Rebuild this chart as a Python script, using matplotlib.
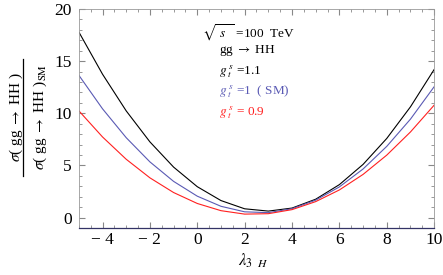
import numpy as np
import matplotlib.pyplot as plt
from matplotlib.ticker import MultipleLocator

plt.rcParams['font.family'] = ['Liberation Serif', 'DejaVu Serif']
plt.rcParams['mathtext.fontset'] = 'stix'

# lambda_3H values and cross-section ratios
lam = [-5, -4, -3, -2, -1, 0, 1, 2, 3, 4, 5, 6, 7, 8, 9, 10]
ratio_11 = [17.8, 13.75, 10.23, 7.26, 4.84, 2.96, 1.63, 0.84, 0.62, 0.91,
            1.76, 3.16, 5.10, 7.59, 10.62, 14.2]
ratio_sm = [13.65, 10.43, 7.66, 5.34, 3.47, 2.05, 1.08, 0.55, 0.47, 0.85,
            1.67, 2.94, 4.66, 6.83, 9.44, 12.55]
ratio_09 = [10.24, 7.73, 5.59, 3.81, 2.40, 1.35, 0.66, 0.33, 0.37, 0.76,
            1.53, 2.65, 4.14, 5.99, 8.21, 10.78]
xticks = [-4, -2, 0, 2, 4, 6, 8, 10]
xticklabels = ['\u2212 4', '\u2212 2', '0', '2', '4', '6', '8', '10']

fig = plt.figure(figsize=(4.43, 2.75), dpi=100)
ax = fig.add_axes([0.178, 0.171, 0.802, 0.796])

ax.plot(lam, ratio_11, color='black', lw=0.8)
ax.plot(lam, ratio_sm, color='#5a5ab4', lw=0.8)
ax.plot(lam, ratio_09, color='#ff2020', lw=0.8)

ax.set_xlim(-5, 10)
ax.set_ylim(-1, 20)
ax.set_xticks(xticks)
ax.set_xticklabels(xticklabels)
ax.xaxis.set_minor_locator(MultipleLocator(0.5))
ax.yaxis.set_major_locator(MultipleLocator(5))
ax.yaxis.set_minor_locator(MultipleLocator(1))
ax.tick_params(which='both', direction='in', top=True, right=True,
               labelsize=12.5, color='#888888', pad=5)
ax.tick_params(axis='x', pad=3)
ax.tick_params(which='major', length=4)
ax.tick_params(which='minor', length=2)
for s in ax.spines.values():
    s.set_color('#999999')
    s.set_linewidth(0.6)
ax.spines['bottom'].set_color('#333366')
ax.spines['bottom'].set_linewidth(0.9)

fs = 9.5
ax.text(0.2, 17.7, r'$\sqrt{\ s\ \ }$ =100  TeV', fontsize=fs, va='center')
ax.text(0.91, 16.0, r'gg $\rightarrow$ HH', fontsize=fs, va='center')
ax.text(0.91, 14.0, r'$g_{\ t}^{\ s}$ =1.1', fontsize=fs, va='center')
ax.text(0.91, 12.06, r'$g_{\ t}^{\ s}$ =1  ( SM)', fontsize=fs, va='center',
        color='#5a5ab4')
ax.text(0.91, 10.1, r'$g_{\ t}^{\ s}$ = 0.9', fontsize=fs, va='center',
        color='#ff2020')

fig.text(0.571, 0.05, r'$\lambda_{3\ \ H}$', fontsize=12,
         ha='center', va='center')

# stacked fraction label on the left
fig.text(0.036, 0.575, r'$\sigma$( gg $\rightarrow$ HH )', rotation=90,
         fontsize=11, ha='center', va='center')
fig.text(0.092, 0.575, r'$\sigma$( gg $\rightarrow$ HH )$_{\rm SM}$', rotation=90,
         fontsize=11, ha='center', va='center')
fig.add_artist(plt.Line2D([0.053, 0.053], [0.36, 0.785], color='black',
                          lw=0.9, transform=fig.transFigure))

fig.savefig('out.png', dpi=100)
=-=-=
> _SET TASK_
Restate exactly, please, only the lines between the start of the data and the line containing "plt.rcParams['mathtext.fontset'] = 'stix'", both ends included, skipping the pictures.

> _RESPONSE TO THIS EXERCISE_
Rebuild this chart as a Python script, using matplotlib.
import numpy as np
import matplotlib.pyplot as plt
from matplotlib.ticker import MultipleLocator

plt.rcParams['font.family'] = ['Liberation Serif', 'DejaVu Serif']
plt.rcParams['mathtext.fontset'] = 'stix'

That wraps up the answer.